AEI Scholar Benjamin Zycher contributed to the Dispatch’s Symposium titled Regulatory Policy Experts: Both Harris and Trump Threaten Constraints on Innovation, as a group of experts outlined the many ways in which either potential administration’s understanding of how regulation of technology can impede innovation and threaten America’s dominance in that sector. Below is a section from Benjamin Zycher’s contribution.
For very different reasons, the policy outlook for U.S. fossil energy production over the next four years bodes ill given either a Kamala Harris or Donald Trump presidency.
Harris first: Notwithstanding her abandonment of a “ban” on fracking, Harris cannot reverse her long-standing support for climate policies and the preposterous net-zero greenhouse gas emissions goals of the Biden administration. Were she to endorse a substantial expansion of U.S. fossil energy production, her political coalition would be torn apart—the left-wing environmentalists would not stand for it—and the one constant in Harris’ entire political career is a firm determination never to anger the various components of leftist progressivism. Perhaps more to the point: Harris is a true believer in the climate “crisis” and “existential threat” balderdash, and it is naive to believe that she will abandon it.
Accordingly, Harris will unleash the regulators, the net effect of which will be a severe system of explicit and implicit constraints on domestic fossil energy investment and output.
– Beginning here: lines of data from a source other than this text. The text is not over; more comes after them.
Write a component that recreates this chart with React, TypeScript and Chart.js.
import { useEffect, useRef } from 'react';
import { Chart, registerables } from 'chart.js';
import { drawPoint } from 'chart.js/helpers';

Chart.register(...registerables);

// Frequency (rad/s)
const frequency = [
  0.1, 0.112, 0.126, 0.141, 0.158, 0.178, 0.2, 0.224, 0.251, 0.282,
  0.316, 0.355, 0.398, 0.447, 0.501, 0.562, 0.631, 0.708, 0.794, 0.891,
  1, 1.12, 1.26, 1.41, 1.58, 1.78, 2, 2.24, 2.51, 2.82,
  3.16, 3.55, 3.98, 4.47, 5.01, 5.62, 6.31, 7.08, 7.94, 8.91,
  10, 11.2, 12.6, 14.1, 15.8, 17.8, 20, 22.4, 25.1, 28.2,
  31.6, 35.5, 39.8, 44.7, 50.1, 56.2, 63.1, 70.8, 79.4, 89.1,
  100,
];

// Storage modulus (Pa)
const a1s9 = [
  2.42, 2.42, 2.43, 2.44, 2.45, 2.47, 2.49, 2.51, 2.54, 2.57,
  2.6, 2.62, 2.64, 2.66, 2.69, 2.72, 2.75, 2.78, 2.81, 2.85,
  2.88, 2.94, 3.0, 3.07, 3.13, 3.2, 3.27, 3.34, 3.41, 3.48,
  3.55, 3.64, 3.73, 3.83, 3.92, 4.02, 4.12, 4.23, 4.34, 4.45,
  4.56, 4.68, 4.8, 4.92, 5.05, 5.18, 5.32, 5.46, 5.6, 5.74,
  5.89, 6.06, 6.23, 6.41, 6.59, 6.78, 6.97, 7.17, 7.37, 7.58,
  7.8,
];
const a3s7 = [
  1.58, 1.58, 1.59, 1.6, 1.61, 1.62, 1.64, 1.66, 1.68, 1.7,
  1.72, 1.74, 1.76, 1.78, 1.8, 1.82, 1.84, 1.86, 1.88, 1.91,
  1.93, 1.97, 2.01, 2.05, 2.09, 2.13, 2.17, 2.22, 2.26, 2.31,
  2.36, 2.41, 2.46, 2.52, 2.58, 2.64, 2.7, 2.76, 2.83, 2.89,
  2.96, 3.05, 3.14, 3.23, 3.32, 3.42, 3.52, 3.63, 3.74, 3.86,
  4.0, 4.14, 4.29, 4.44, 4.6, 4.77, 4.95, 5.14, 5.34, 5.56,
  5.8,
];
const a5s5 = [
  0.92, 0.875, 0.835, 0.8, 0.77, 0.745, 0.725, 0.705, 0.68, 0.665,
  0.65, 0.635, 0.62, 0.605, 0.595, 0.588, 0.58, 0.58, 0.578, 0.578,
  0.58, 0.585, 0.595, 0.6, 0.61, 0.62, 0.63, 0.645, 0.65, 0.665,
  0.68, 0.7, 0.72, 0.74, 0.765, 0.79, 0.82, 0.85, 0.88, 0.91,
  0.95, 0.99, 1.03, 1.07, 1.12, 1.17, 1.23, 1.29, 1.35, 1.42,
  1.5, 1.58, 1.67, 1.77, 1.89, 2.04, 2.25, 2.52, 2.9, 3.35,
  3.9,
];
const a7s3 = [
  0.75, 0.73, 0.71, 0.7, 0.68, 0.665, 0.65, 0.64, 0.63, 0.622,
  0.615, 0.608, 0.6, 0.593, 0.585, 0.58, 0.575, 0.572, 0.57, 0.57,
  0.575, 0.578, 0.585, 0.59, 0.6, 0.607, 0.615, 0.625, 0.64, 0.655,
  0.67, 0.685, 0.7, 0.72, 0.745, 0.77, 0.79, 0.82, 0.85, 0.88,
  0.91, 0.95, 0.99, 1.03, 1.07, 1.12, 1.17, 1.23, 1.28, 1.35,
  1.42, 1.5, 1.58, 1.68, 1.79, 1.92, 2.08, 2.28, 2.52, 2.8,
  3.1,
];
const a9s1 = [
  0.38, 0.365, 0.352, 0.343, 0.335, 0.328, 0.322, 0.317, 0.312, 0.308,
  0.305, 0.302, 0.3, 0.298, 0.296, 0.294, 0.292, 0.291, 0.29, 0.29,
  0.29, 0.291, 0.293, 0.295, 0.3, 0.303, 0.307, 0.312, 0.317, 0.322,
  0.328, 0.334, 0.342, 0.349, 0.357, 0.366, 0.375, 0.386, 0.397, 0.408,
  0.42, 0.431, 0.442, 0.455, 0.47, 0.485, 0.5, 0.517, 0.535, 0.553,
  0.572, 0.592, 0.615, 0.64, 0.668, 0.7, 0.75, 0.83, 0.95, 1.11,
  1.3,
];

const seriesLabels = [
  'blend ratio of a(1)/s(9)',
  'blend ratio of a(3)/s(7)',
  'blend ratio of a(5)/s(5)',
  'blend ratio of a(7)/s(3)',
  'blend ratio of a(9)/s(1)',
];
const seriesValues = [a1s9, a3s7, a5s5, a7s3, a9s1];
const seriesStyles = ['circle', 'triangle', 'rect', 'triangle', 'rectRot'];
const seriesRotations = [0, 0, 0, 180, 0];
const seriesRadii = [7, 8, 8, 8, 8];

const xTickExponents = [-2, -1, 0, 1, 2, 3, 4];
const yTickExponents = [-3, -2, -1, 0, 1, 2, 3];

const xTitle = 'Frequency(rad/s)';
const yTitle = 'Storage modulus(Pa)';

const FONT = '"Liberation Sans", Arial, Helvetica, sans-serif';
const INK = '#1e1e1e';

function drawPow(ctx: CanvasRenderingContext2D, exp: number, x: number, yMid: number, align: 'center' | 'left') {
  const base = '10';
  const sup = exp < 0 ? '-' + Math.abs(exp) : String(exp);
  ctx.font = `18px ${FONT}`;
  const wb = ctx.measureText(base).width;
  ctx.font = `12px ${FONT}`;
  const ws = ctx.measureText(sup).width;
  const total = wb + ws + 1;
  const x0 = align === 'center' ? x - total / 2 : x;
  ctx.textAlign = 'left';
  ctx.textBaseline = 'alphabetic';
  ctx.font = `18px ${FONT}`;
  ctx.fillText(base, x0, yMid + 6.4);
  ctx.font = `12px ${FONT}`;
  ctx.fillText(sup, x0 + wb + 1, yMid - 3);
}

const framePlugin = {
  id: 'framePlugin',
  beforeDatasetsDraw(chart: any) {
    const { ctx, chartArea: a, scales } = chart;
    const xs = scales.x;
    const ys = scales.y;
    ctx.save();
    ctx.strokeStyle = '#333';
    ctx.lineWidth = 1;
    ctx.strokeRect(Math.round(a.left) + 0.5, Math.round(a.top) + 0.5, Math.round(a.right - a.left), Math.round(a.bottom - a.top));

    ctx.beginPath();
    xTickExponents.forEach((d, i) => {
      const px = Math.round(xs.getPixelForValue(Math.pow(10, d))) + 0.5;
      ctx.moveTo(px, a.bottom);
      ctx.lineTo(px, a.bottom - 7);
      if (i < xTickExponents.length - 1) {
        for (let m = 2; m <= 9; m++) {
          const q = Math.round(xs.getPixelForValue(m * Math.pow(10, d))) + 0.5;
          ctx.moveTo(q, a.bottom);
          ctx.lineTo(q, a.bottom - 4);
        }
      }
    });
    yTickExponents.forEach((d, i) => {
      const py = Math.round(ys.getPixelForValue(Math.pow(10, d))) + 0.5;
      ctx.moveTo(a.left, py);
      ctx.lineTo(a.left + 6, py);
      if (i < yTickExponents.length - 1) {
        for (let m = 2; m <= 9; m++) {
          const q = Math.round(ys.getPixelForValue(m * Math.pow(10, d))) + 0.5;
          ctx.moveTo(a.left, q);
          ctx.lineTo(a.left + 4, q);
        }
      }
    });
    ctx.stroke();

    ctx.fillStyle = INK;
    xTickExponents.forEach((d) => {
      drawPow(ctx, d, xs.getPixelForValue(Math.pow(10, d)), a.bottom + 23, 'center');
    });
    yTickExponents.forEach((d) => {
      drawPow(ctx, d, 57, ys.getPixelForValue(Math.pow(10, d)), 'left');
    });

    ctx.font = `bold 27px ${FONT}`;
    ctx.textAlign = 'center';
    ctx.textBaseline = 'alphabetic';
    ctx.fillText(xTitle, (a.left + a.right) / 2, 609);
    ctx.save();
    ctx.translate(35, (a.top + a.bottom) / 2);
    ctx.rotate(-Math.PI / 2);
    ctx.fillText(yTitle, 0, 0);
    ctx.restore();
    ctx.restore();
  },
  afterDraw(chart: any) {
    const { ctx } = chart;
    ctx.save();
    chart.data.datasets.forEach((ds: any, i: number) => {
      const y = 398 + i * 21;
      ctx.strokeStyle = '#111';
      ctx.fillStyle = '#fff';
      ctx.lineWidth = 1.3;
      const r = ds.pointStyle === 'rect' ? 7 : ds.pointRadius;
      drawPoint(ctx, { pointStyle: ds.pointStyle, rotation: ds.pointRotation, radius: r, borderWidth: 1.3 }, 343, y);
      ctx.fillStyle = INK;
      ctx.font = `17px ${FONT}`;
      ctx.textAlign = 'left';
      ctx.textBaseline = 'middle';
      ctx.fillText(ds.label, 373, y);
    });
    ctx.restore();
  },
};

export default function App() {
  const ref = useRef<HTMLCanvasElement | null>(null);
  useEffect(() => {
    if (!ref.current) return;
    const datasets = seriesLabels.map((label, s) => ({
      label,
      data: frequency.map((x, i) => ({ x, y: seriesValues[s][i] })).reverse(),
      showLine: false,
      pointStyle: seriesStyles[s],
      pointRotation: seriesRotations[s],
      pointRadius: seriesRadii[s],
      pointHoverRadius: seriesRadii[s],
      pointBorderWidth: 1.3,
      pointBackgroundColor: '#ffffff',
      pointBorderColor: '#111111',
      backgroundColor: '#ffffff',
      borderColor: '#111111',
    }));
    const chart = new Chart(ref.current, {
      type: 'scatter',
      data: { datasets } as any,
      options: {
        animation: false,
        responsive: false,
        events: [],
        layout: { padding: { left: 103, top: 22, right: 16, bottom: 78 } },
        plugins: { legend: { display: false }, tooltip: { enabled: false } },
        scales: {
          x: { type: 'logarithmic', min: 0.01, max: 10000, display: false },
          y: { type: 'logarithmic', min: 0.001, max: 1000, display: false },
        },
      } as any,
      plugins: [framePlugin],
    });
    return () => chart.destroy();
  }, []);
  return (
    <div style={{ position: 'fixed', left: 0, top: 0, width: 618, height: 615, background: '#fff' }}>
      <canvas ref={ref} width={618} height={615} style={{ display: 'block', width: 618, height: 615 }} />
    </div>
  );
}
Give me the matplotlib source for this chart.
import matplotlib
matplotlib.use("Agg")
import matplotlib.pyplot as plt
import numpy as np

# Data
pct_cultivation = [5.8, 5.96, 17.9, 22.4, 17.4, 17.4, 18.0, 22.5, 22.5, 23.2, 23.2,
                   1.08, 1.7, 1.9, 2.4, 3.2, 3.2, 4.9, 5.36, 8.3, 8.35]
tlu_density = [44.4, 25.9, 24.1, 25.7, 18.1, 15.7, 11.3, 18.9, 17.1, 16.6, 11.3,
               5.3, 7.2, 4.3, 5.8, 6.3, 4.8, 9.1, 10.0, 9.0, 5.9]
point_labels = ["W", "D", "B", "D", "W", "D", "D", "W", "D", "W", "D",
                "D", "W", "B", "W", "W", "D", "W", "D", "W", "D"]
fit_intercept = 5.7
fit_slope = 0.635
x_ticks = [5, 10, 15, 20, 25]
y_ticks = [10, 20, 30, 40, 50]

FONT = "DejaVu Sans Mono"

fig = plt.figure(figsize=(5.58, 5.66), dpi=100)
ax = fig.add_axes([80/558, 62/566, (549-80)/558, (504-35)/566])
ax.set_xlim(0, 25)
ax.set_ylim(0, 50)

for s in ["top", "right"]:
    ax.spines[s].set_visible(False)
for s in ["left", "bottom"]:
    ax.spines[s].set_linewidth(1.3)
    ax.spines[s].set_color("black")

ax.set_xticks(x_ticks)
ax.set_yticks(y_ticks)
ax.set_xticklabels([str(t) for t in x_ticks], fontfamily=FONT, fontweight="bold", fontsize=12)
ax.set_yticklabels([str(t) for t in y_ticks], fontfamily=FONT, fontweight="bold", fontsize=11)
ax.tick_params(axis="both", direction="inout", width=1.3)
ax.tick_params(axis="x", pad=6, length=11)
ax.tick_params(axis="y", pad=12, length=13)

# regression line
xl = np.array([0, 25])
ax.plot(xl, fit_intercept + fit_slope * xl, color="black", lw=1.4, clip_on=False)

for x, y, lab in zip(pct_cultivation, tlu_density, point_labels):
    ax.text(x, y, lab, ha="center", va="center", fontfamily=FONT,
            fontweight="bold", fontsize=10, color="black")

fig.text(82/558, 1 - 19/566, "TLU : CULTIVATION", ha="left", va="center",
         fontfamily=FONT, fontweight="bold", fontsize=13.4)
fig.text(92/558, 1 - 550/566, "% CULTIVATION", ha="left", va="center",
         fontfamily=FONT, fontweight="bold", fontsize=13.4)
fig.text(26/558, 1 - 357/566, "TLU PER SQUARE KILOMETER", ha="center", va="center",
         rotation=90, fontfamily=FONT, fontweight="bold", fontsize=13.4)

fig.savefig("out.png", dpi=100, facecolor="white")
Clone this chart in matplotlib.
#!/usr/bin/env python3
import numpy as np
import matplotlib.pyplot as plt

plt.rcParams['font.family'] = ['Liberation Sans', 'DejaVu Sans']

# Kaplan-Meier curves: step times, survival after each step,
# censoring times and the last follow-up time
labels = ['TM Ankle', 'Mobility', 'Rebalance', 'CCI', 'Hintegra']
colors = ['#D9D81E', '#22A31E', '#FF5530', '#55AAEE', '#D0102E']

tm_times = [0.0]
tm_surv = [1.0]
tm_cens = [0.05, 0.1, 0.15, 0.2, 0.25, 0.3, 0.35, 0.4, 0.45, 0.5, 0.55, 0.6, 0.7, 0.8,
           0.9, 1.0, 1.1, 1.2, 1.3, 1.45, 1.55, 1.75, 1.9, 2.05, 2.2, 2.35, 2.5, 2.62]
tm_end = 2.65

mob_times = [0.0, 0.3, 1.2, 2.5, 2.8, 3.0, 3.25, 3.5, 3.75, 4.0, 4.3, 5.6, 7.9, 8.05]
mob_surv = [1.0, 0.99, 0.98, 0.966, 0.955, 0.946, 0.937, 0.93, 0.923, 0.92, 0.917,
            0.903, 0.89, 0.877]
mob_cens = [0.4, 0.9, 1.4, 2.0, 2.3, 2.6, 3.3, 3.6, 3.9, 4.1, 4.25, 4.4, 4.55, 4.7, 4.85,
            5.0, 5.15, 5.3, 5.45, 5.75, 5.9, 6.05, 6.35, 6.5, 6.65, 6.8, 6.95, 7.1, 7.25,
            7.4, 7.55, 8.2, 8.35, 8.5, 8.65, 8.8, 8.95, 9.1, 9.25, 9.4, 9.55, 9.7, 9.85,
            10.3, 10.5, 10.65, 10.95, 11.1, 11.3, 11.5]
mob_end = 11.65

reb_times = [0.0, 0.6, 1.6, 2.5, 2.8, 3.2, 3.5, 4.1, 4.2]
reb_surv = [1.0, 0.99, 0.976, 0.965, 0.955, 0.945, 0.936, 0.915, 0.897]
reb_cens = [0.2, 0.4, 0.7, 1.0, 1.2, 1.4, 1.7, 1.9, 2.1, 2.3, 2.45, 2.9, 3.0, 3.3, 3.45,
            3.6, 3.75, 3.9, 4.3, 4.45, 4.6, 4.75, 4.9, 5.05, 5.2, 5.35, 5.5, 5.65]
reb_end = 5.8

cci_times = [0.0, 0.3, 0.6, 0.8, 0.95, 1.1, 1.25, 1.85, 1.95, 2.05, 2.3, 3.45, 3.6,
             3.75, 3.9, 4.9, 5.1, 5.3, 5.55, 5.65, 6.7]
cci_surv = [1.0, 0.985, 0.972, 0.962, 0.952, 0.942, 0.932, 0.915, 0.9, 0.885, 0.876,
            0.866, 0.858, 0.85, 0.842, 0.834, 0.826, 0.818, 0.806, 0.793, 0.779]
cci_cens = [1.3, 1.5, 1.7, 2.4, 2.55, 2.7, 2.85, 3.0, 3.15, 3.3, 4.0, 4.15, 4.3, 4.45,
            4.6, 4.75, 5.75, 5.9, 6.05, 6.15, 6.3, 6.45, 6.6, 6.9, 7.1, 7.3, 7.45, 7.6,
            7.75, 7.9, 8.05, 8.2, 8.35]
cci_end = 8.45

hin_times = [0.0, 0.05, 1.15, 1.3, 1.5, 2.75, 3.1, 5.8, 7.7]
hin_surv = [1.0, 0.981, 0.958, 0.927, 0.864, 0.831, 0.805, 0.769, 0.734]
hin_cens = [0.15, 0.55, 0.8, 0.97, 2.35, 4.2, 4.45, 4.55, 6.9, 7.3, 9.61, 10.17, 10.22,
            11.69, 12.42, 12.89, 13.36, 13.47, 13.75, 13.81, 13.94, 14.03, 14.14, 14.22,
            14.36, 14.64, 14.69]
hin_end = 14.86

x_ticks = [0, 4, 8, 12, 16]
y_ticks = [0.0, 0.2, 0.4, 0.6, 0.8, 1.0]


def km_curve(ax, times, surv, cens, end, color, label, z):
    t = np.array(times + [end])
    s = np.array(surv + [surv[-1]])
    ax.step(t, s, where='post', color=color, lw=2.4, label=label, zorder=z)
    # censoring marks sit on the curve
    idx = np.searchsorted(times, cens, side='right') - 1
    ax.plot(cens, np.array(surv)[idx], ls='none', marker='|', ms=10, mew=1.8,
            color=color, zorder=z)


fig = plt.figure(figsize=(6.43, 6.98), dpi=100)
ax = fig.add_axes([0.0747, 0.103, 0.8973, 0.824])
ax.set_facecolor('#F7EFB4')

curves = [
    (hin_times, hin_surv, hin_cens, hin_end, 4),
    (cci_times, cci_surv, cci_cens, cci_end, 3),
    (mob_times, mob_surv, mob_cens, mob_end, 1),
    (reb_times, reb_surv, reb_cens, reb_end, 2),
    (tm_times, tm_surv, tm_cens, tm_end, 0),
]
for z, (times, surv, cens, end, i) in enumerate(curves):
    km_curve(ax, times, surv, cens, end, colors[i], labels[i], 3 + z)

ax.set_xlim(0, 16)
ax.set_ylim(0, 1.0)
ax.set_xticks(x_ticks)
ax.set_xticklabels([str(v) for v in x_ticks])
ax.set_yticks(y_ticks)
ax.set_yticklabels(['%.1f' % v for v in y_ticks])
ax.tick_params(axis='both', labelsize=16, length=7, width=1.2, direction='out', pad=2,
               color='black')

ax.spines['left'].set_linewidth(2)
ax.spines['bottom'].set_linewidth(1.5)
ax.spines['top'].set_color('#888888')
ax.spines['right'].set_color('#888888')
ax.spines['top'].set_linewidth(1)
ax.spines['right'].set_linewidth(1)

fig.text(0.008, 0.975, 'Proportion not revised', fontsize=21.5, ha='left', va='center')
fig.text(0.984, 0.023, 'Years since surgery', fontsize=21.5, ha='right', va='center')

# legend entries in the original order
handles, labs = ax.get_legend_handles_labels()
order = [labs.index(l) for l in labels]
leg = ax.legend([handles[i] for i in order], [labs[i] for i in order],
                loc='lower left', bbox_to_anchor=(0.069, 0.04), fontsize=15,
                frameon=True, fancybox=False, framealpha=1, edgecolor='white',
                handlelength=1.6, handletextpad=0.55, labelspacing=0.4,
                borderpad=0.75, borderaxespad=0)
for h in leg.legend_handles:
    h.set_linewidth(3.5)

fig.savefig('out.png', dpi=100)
Ever-greater subsidies for wind and solar power, expanded by bureaucratic “interpretation” beyond the supposed limits imposed by actual legislative language, will create increasing competitive disadvantages for oil and natural gas production. The restrictions on methane emissions from wellhead operations are expensive and subject to constant tightening, in particular as the bureaucracy justifies such stricter limits on the basis of ever-higher, more artificial, and deeply politicized assumptions about the future economic harm caused by greenhouse gas emissions.